In Blackfoot’s first three months with the company, which
was the final quarter of 1977, he sold $1 million in insurance and
received the company’s Remarkable Rookie Award. In the following
three months, which was the first quarter of 1978, he sold another
$1 million, and was awarded the Super Remarkable Rookie Award.
Most people would have been delighted with such contiguous achievements.
Not Blackfoot. His heart wasn’t in it.
“One night, I came home at about 1 a.m. after selling $100,000
policy,” Blackfoot recalled. “I looked at those plaques
on the wall and burst out crying. I was miserable.”

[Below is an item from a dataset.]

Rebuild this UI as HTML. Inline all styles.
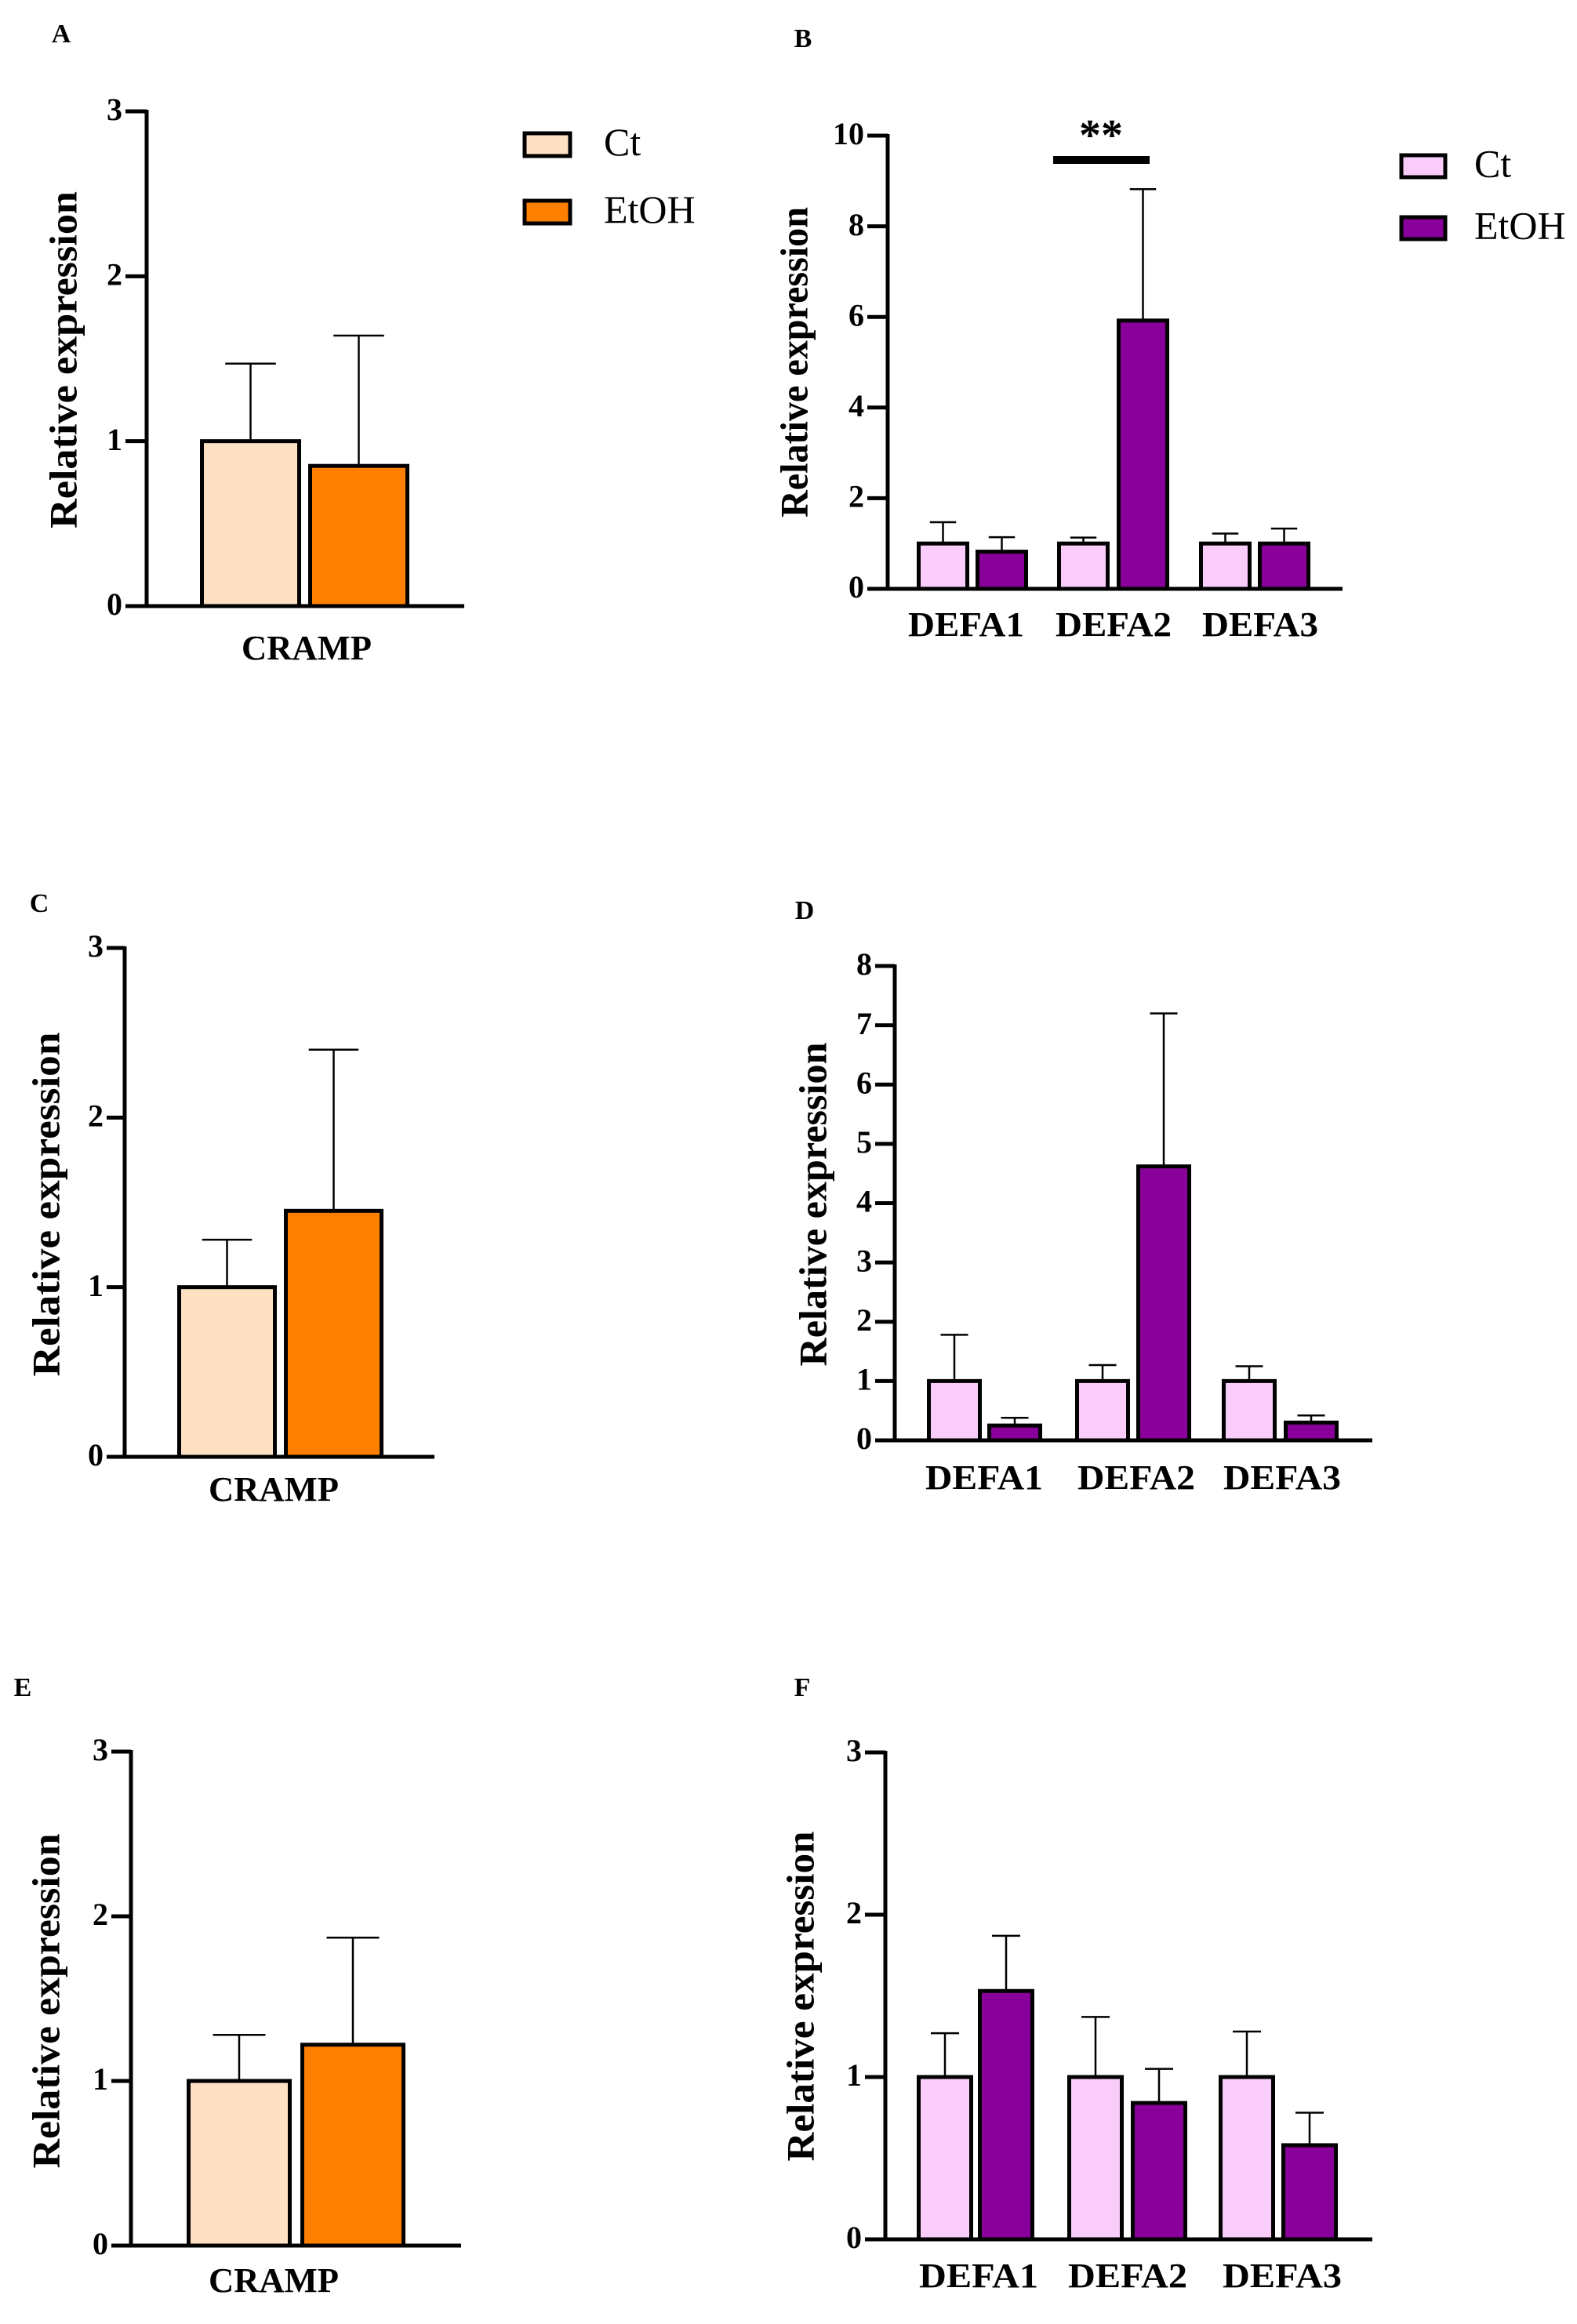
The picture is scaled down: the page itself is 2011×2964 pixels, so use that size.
<!DOCTYPE html>
<html><head><meta charset="utf-8">
<style>
html,body{margin:0;padding:0;background:#fff;}
svg{display:block;}
text{font-family:"Liberation Serif","Times New Roman",serif;font-weight:bold;fill:#000;}
</style></head>
<body>
<svg id="fig" width="2011" height="2964" viewBox="0 0 2011 2964" xmlns="http://www.w3.org/2000/svg"></svg>
<script>
// ---- data ----
const crampCategories = ["CRAMP"];
const defaCategories = ["DEFA1", "DEFA2", "DEFA3"];
const seriesNames = ["Ct", "EtOH"];

const aCt = [1.0];      const aCtErr = [1.47];
const aEt = [0.85];     const aEtErr = [1.64];
const bCt = [1.0, 1.0, 1.0];   const bCtErr = [1.47, 1.13, 1.22];
const bEt = [0.82, 5.92, 1.0]; const bEtErr = [1.14, 8.82, 1.33];
const cCt = [1.0];      const cCtErr = [1.28];
const cEt = [1.45];     const cEtErr = [2.40];
const dCt = [1.0, 1.0, 1.0];   const dCtErr = [1.78, 1.27, 1.25];
const dEt = [0.25, 4.62, 0.30]; const dEtErr = [0.38, 7.20, 0.42];
const eCt = [1.0];      const eCtErr = [1.28];
const eEt = [1.22];     const eEtErr = [1.87];
const fCt = [1.0, 1.0, 1.0];   const fCtErr = [1.27, 1.37, 1.28];
const fEt = [1.53, 0.84, 0.58]; const fEtErr = [1.87, 1.05, 0.78];

const ticks3 = [0, 1, 2, 3];
const ticks10 = [0, 2, 4, 6, 8, 10];
const ticks8 = [0, 1, 2, 3, 4, 5, 6, 7, 8];

const NS = "http://www.w3.org/2000/svg";
const svg = document.getElementById("fig");
function mk(tag, attrs, parent) {
  const el = document.createElementNS(NS, tag);
  for (const k in attrs) el.setAttribute(k, attrs[k]);
  (parent || svg).appendChild(el);
  return el;
}

function panel(cfg) {
  const g = mk("g", {});
  
  
  const yScale = v => cfg.y0 - (v / cfg.max) * (cfg.y0 - cfg.yTop);
  // letter
  const lt = mk("text", {x: cfg.lx, y: cfg.ly, "font-size": 34, "text-anchor": "middle", "dominant-baseline": "middle"}, g);
  lt.textContent = cfg.letter;
  
  
  // y label
  const yl = mk("text", {x: 0, y: 0, "font-size": 50, "text-anchor": "middle", "dominant-baseline": "middle",
    textLength: cfg.ylLen, lengthAdjust: "spacingAndGlyphs",
    transform: "translate(" + cfg.ylx + "," + cfg.yly + ") rotate(-90)"}, g);
  yl.textContent = "Relative expression";
  
  
  // bars
  const n = cfg.cats.length;
  for (let i = 0; i < n; i++) {
    const specs = [[cfg.ct[i], cfg.ctErr[i], cfg.ctX[i], cfg.colors[0], "ct"], [cfg.et[i], cfg.etErr[i], cfg.etX[i], cfg.colors[1], "etoh"]];
    specs.forEach(s => {
      const [v, err, x, col, nm] = s;
      const cx = x + cfg.bw / 2;
      const eb = mk("line", {x1: cx, x2: cx, y1: yScale(v), y2: yScale(err), stroke: "#000", "stroke-width": 2.5}, g);
      
      
      const cap = mk("line", {x1: cx - cfg.bw / 4, x2: cx + cfg.bw / 4, y1: yScale(err), y2: yScale(err), stroke: "#000", "stroke-width": 2.5}, g);
      
      
      const r = mk("rect", {x: x + 2.5, y: yScale(v), width: cfg.bw - 5, height: cfg.y0 - yScale(v), fill: col, stroke: "#000", "stroke-width": 5}, g);
      
      
    });
    const cl = mk("text", {x: cfg.catX[i], y: cfg.catY, "font-size": 44, "text-anchor": "middle", "dominant-baseline": "middle",
      textLength: cfg.catLen, lengthAdjust: "spacingAndGlyphs"}, g);
    cl.textContent = cfg.cats[i];
    
    
  }
  // axes
  const ya = mk("line", {x1: cfg.ax, x2: cfg.ax, y1: cfg.yTop - 2, y2: cfg.y0 + 2, stroke: "#000", "stroke-width": 5}, g);
  
  
  const xa = mk("line", {x1: cfg.tickL, x2: cfg.axEnd, y1: cfg.y0, y2: cfg.y0, stroke: "#000", "stroke-width": 5}, g);
  
  
  cfg.ticks.forEach(t => {
    const ty = yScale(t);
    const tl = mk("line", {x1: cfg.tickL, x2: cfg.ax, y1: ty, y2: ty, stroke: "#000", "stroke-width": 5}, g);
    
    
    const tt = mk("text", {x: cfg.tickL - 4, y: ty + 2, "font-size": 40, "text-anchor": "end", "dominant-baseline": "middle"}, g);
    tt.textContent = String(t);
    
    
  });
  // legend
  if (cfg.legend) {
    const L = cfg.legend;
    seriesNames.forEach((nm, k) => {
      const lg = mk("g", {}, g);
      
      
      mk("rect", {x: L.bx, y: L.by[k], width: L.bw, height: L.bh, fill: cfg.colors[k], stroke: "#000", "stroke-width": 5}, lg);
      const t = mk("text", {x: L.tx, y: L.by[k] + L.bh / 2 + 2, "font-size": 50, "dominant-baseline": "middle"}, lg);
      t.setAttribute("font-weight", "normal");
      t.style.fontWeight = "normal";
      t.textContent = nm;
    });
  }
  return {g, yScale};
}

const orange = ["#FEE1C2", "#FF8000"];
const purple = ["#F9CCF9", "#880099"];

panel({letter: "A", lx: 78, ly: 46, ylx: 86, yly: 459, ylLen: 430,
  cats: crampCategories, ct: aCt, ctErr: aCtErr, et: aEt, etErr: aEtErr,
  ctX: [255], etX: [393], bw: 129, colors: orange, catX: [391], catY: 831, catLen: 166,
  ax: 187, yTop: 142, y0: 773, max: 3, tickL: 160, axEnd: 592, ticks: ticks3,
  legend: {bx: 669, bw: 58, bh: 29, by: [170, 256], tx: 770}});

const pB = panel({letter: "B", lx: 1024, ly: 52, ylx: 1018, yly: 462, ylLen: 396,
  cats: defaCategories, ct: bCt, ctErr: bCtErr, et: bEt, etErr: bEtErr,
  ctX: [1169, 1348, 1529], etX: [1244, 1424, 1604], bw: 67, colors: purple,
  catX: [1232, 1420, 1607], catY: 801, catLen: 148,
  ax: 1132, yTop: 173, y0: 751, max: 10, tickL: 1106, axEnd: 1712, ticks: ticks10,
  legend: {bx: 1787, bw: 56, bh: 28, by: [198, 277], tx: 1880}});
const sig = mk("line", {x1: 1343, x2: 1466, y1: 204, y2: 204, stroke: "#000", "stroke-width": 10});


const stars = mk("text", {x: 1404, y: 178, "font-size": 56, "text-anchor": "middle", "dominant-baseline": "middle"});
stars.textContent = "**";



panel({letter: "C", lx: 50, ly: 1155, ylx: 64, yly: 1536, ylLen: 439,
  cats: crampCategories, ct: cCt, ctErr: cCtErr, et: cEt, etErr: cEtErr,
  ctX: [226], etX: [362], bw: 127, colors: orange, catX: [349], catY: 1904, catLen: 166,
  ax: 159, yTop: 1209, y0: 1858, max: 3, tickL: 136, axEnd: 554, ticks: ticks3});

panel({letter: "D", lx: 1026, ly: 1164, ylx: 1042, yly: 1536, ylLen: 413,
  cats: defaCategories, ct: dCt, ctErr: dCtErr, et: dEt, etErr: dEtErr,
  ctX: [1182, 1371, 1558], etX: [1259, 1449, 1637], bw: 70, colors: purple,
  catX: [1255, 1449, 1635], catY: 1889, catLen: 150,
  ax: 1141, yTop: 1232, y0: 1837, max: 8, tickL: 1116, axEnd: 1750, ticks: ticks8});

panel({letter: "E", lx: 29, ly: 2155, ylx: 64, yly: 2552, ylLen: 427,
  cats: crampCategories, ct: eCt, ctErr: eCtErr, et: eEt, etErr: eEtErr,
  ctX: [238], etX: [383], bw: 134, colors: orange, catX: [349], catY: 2913, catLen: 166,
  ax: 167, yTop: 2234, y0: 2864, max: 3, tickL: 142, axEnd: 588, ticks: ticks3});

panel({letter: "F", lx: 1023, ly: 2155, ylx: 1026, yly: 2546, ylLen: 421,
  cats: defaCategories, ct: fCt, ctErr: fCtErr, et: fEt, etErr: fEtErr,
  ctX: [1169, 1361, 1554], etX: [1247, 1442, 1634], bw: 72, colors: purple,
  catX: [1248, 1438, 1635], catY: 2907, catLen: 152,
  ax: 1129, yTop: 2235, y0: 2856, max: 3, tickL: 1103, axEnd: 1750, ticks: ticks3});
</script>
</body></html>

Right then and there, he determined to set out again and try to
make it in music. He never glanced back.
A decade later, in 1988, Blackfoot and financier Robert Liebert
opened Sisapa Records in Columbus, a company that had one of the
world’s premier recording studios.
(Sisapa is Blackfoot in the Lakota language.)
During his time as president of the operation, which ended in 1992,
Blackfoot signed and recorded such acts as Marshall Tucker, Paul
Cotton from Poco and Neil Young’s backup band, Crazy Horse.
He also recorded his 1991 album, “Tokala,” which was
his sequel to “The Song of Crazy Horse.”
It was during the Sisapa period that he and his first wife finally
went their separate ways.
When Blackfoot left the recording company, without missing a beat,
he began performing again. In the years that followed, he released
“Ohio Dream” (1997), “Footprints” (1998),
“Co-Dependent Dysfunctional You” (2000); “Ultimate
Years” (2002) and “Yellowhand” (2005).
In the midst of all this activity, he found and married the love
of his life, the former Eileen Perry.
“The night I first saw her,” Blackfoot said, “I
looked across the room and pointed her out to the person I was sitting
with. I said,‘There’s my future wife.’ ”
They hadn’t even met yet.
“That was on July 26, 1995,” Blackfoot remembered. “A
year to the day later, on July 26, 1996, we were married.”
Blackfoot needed no spiritual nudger for that decision. He was certain
as anyone can be that spending the rest of his life with Eileen
was going to be one of his best moves he would ever make.